Given data:

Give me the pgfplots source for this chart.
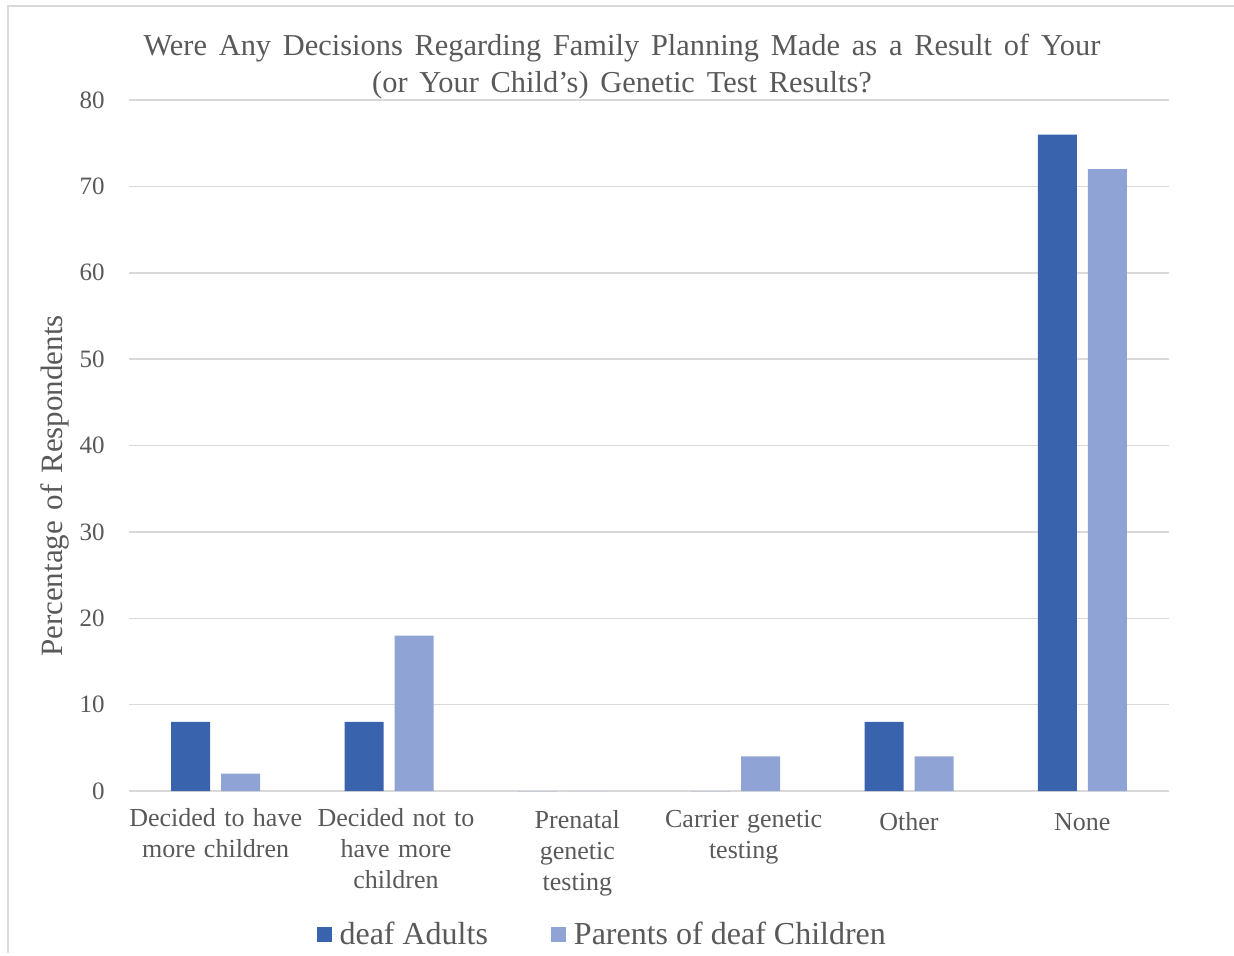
\documentclass[border=0pt]{standalone}
\usepackage{fontspec}
\setmainfont{Liberation Serif}
\usepackage{pgfplots}
\pgfplotsset{compat=1.18}
\definecolor{darkb}{HTML}{3A63AD}
\definecolor{lightb}{HTML}{8FA3D4}
\definecolor{txt}{HTML}{595959}
\definecolor{grd}{HTML}{D9D9D9}
\newcommand\ws[1]{\spaceskip=#1\relax}
\begin{document}
\begin{tikzpicture}
\begin{scope}[x=0.5pt,y=-0.5pt]
\path[use as bounding box] (0,0) rectangle (1234,953);
\draw[grd, line width=1pt] (8,953) -- (8,6) -- (1234,6);
\node[txt, font=\fontsize{15.2}{18.5}\selectfont\ws{5.9pt}, align=center, inner sep=0pt] at (622,67) {Were Any Decisions Regarding Family Planning Made as a Result of Your\\(or Your Child's) Genetic Test Results?};
\node[txt, font=\fontsize{15.5}{17}\selectfont\ws{5.4pt}, rotate=90, inner sep=0pt] at (55,486) {Percentage of Respondents};
\end{scope}
\begin{axis}[at={(64.5pt,-395.5pt)}, anchor=south west, scale only axis,
  width=520pt, height=345.5pt,
  ybar=5.5pt, bar width=19.5pt,
  ymin=0, ymax=80, ytick={0,10,...,80},
  xmin=-0.5, xmax=5.5, xtick={0,...,5},
  xticklabels={{Decided to have\\more children},{\hspace*{7pt}Decided not to\\\hspace*{7pt}have more\\\hspace*{7pt}children},{\rule{0pt}{10.4pt}\hspace*{15pt}Prenatal\\\hspace*{15pt}genetic\\\hspace*{15pt}testing},{\rule{0pt}{9.9pt}\hspace*{8pt}Carrier genetic\\\hspace*{8pt}testing},{\rule{0pt}{11.4pt}Other},{\rule{0pt}{11.4pt}None}},
  ymajorgrids, grid style={grd, line width=0.75pt},
  axis line style={draw=none}, tick style={draw=none},
  /pgf/number format/assume math mode=true,
  yticklabel style={font=\fontsize{12.5}{14}\selectfont, text=txt, inner sep=0pt, xshift=-12pt},
  xticklabel style={font=\fontsize{13}{15.5}\selectfont\ws{4.2pt}, text=txt, align=center, inner sep=0pt, yshift=-4pt},
  legend style={at={(0.456,-0.208)}, anchor=center, draw=none, legend columns=2,
    font=\fontsize{16}{18}\selectfont, text=txt,
    /tikz/every even column/.append style={column sep=29.5pt}},
  legend image code/.code={\fill[#1] (0pt,-3.75pt) rectangle (7.5pt,3.75pt); \path (7.5pt,0pt) -- (9.5pt,0pt);},
]
\addplot[fill=darkb, draw=none] coordinates {(0,8) (1,8) (2,0) (3,0) (4,8) (5,76)};
\addplot[fill=lightb, draw=none] coordinates {(0,2) (1,18) (2,0) (3,4) (4,4) (5,72)};
\legend{deaf Adults, Parents of deaf Children}
\end{axis}
\end{tikzpicture}
\end{document}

Exercise instructions:
Quote all the lines above exactly as given. Do not include the pictures.

In response:
Give me the pgfplots source for this chart.
\documentclass[border=0pt]{standalone}
\usepackage{fontspec}
\setmainfont{Liberation Serif}
\usepackage{pgfplots}
\pgfplotsset{compat=1.18}
\definecolor{darkb}{HTML}{3A63AD}
\definecolor{lightb}{HTML}{8FA3D4}
\definecolor{txt}{HTML}{595959}
\definecolor{grd}{HTML}{D9D9D9}
\newcommand\ws[1]{\spaceskip=#1\relax}
\begin{document}
\begin{tikzpicture}
\begin{scope}[x=0.5pt,y=-0.5pt]
\path[use as bounding box] (0,0) rectangle (1234,953);
\draw[grd, line width=1pt] (8,953) -- (8,6) -- (1234,6);
\node[txt, font=\fontsize{15.2}{18.5}\selectfont\ws{5.9pt}, align=center, inner sep=0pt] at (622,67) {Were Any Decisions Regarding Family Planning Made as a Result of Your\\(or Your Child's) Genetic Test Results?};
\node[txt, font=\fontsize{15.5}{17}\selectfont\ws{5.4pt}, rotate=90, inner sep=0pt] at (55,486) {Percentage of Respondents};
\end{scope}
\begin{axis}[at={(64.5pt,-395.5pt)}, anchor=south west, scale only axis,
  width=520pt, height=345.5pt,
  ybar=5.5pt, bar width=19.5pt,
  ymin=0, ymax=80, ytick={0,10,...,80},
  xmin=-0.5, xmax=5.5, xtick={0,...,5},
  xticklabels={{Decided to have\\more children},{\hspace*{7pt}Decided not to\\\hspace*{7pt}have more\\\hspace*{7pt}children},{\rule{0pt}{10.4pt}\hspace*{15pt}Prenatal\\\hspace*{15pt}genetic\\\hspace*{15pt}testing},{\rule{0pt}{9.9pt}\hspace*{8pt}Carrier genetic\\\hspace*{8pt}testing},{\rule{0pt}{11.4pt}Other},{\rule{0pt}{11.4pt}None}},
  ymajorgrids, grid style={grd, line width=0.75pt},
  axis line style={draw=none}, tick style={draw=none},
  /pgf/number format/assume math mode=true,
  yticklabel style={font=\fontsize{12.5}{14}\selectfont, text=txt, inner sep=0pt, xshift=-12pt},
  xticklabel style={font=\fontsize{13}{15.5}\selectfont\ws{4.2pt}, text=txt, align=center, inner sep=0pt, yshift=-4pt},
  legend style={at={(0.456,-0.208)}, anchor=center, draw=none, legend columns=2,
    font=\fontsize{16}{18}\selectfont, text=txt,
    /tikz/every even column/.append style={column sep=29.5pt}},
  legend image code/.code={\fill[#1] (0pt,-3.75pt) rectangle (7.5pt,3.75pt); \path (7.5pt,0pt) -- (9.5pt,0pt);},
]
\addplot[fill=darkb, draw=none] coordinates {(0,8) (1,8) (2,0) (3,0) (4,8) (5,76)};
\addplot[fill=lightb, draw=none] coordinates {(0,2) (1,18) (2,0) (3,4) (4,4) (5,72)};
\legend{deaf Adults, Parents of deaf Children}
\end{axis}
\end{tikzpicture}
\end{document}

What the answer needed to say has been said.